### Job
Give back exactly the lines from the beginning of the listing below to the line holding "young_females_err_minus = [0, 0, 0, 0, 0]", both ends included; the pictures stay out.
● ● ● ● ●
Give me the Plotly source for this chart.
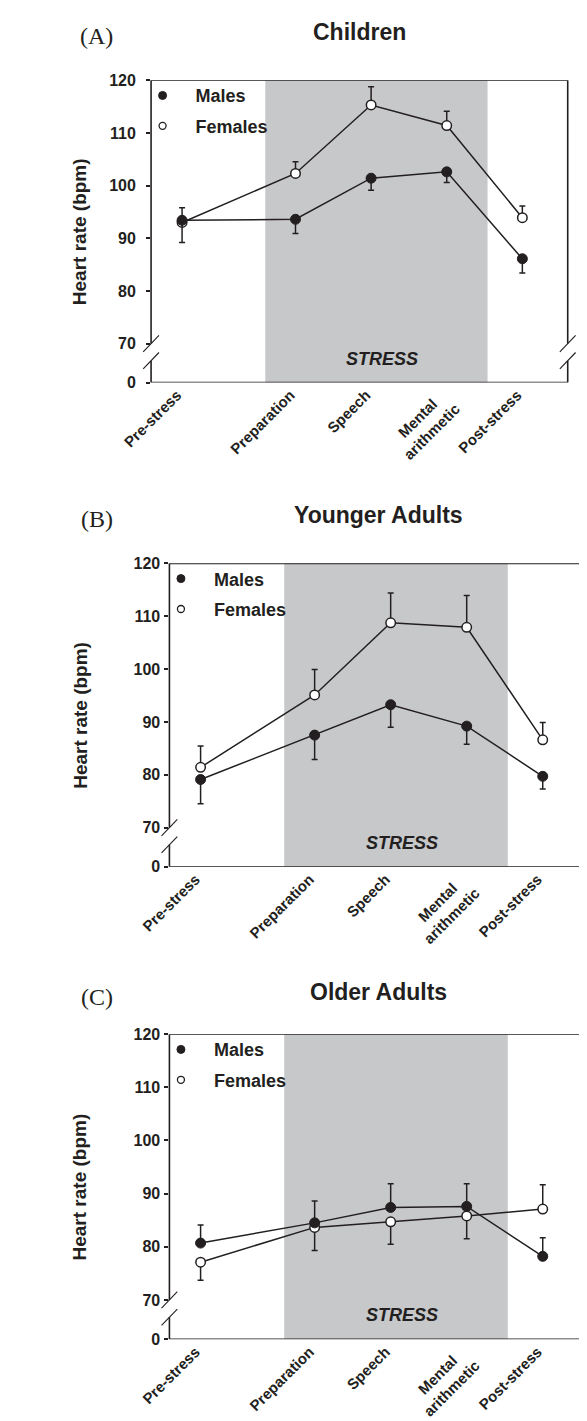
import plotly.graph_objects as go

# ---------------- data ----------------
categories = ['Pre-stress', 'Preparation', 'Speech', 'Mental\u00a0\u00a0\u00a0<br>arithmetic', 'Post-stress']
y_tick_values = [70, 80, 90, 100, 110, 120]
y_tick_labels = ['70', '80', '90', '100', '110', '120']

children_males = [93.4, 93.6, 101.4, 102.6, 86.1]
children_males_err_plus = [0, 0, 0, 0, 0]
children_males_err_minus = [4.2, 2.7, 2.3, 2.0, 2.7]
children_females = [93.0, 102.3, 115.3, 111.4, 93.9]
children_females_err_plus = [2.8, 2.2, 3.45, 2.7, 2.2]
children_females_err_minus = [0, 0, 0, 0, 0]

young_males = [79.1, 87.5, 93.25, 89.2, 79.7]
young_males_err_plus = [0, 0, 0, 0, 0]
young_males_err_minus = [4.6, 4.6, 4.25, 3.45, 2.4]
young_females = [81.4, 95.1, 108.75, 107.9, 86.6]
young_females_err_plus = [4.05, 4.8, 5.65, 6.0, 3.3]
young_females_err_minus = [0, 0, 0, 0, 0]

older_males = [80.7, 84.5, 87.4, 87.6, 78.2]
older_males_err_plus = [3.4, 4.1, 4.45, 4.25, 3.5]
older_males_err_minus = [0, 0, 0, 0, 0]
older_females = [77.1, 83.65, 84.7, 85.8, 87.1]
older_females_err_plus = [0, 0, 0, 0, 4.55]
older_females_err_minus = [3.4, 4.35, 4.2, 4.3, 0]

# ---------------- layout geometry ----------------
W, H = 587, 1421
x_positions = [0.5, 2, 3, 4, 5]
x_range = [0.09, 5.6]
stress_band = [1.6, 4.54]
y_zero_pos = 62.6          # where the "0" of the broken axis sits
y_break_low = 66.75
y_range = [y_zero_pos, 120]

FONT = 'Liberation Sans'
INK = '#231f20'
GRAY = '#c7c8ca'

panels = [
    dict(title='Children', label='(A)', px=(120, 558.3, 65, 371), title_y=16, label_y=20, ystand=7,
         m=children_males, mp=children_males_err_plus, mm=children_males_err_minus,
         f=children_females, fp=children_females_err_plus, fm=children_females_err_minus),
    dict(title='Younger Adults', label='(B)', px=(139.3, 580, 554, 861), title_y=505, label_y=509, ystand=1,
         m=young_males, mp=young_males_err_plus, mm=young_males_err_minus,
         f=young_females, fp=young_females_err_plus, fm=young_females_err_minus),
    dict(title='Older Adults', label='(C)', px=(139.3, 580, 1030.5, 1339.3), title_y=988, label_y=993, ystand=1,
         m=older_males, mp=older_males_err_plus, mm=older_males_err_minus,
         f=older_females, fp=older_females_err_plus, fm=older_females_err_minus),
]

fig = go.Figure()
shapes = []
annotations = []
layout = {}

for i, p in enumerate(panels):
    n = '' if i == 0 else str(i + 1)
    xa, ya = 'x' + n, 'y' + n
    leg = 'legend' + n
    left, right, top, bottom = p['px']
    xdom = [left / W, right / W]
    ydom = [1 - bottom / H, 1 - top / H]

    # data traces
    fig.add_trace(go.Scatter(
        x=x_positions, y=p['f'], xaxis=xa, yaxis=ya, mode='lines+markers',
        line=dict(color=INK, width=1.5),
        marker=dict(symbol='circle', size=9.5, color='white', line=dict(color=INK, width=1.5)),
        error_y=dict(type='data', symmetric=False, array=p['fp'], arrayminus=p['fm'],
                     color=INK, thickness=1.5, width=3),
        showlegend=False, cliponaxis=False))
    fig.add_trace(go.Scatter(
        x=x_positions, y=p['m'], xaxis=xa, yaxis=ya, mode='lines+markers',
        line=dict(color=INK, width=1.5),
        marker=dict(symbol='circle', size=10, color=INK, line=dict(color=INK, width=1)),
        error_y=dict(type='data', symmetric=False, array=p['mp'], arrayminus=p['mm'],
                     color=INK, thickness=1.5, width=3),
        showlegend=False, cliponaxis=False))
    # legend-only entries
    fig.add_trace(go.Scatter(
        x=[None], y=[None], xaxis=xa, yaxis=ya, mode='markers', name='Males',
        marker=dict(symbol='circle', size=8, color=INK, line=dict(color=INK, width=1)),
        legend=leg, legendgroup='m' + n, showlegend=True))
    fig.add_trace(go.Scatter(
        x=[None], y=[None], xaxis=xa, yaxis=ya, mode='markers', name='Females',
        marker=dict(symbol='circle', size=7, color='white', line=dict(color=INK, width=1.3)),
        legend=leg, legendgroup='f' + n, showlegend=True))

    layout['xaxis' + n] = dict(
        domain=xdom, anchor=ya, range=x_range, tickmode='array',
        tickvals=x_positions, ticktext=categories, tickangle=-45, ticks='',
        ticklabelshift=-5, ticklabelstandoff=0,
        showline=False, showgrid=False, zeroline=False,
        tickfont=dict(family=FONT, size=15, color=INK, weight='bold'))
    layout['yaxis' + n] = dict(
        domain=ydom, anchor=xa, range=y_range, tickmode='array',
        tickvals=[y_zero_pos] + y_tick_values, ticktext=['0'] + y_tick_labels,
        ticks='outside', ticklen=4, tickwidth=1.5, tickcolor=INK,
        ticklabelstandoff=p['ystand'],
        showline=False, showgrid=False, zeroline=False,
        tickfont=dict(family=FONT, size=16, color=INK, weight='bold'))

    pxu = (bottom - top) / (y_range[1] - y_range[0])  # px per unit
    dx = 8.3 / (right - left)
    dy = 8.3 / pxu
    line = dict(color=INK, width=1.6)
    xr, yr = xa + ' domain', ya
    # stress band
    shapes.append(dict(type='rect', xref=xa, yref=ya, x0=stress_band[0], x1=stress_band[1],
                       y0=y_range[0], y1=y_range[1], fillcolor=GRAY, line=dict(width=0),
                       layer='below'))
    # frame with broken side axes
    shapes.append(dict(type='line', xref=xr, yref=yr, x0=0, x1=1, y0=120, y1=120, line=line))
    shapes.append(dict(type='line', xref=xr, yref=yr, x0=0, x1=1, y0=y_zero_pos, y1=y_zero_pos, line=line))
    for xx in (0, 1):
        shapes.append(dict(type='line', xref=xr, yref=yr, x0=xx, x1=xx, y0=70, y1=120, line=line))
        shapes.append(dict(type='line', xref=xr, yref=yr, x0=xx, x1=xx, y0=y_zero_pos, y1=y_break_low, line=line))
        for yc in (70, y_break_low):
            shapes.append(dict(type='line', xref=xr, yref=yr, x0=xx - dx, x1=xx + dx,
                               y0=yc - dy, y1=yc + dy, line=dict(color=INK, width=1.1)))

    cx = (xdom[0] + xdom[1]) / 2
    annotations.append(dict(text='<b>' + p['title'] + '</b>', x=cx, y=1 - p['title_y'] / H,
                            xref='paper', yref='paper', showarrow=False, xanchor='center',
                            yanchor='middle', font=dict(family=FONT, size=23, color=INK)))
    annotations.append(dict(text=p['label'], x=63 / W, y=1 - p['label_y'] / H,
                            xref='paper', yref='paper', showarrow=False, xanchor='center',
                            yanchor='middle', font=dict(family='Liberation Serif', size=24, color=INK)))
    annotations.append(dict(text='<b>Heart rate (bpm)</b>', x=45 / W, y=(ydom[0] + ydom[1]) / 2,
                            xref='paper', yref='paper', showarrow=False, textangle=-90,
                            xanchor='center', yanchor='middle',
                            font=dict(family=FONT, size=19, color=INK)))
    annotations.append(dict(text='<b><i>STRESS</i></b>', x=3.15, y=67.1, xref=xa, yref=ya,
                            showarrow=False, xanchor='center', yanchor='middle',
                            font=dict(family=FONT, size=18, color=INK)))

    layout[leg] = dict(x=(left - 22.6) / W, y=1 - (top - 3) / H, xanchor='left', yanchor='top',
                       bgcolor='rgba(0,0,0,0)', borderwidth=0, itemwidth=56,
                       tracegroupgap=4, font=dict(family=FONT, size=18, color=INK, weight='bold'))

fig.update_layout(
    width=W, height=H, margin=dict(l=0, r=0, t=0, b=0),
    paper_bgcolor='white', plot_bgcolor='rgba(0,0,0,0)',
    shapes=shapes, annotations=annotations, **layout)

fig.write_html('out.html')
● ● ● ● ●
### Response to the exercise
Give me the Plotly source for this chart.
import plotly.graph_objects as go

# ---------------- data ----------------
categories = ['Pre-stress', 'Preparation', 'Speech', 'Mental\u00a0\u00a0\u00a0<br>arithmetic', 'Post-stress']
y_tick_values = [70, 80, 90, 100, 110, 120]
y_tick_labels = ['70', '80', '90', '100', '110', '120']

children_males = [93.4, 93.6, 101.4, 102.6, 86.1]
children_males_err_plus = [0, 0, 0, 0, 0]
children_males_err_minus = [4.2, 2.7, 2.3, 2.0, 2.7]
children_females = [93.0, 102.3, 115.3, 111.4, 93.9]
children_females_err_plus = [2.8, 2.2, 3.45, 2.7, 2.2]
children_females_err_minus = [0, 0, 0, 0, 0]

young_males = [79.1, 87.5, 93.25, 89.2, 79.7]
young_males_err_plus = [0, 0, 0, 0, 0]
young_males_err_minus = [4.6, 4.6, 4.25, 3.45, 2.4]
young_females = [81.4, 95.1, 108.75, 107.9, 86.6]
young_females_err_plus = [4.05, 4.8, 5.65, 6.0, 3.3]
young_females_err_minus = [0, 0, 0, 0, 0]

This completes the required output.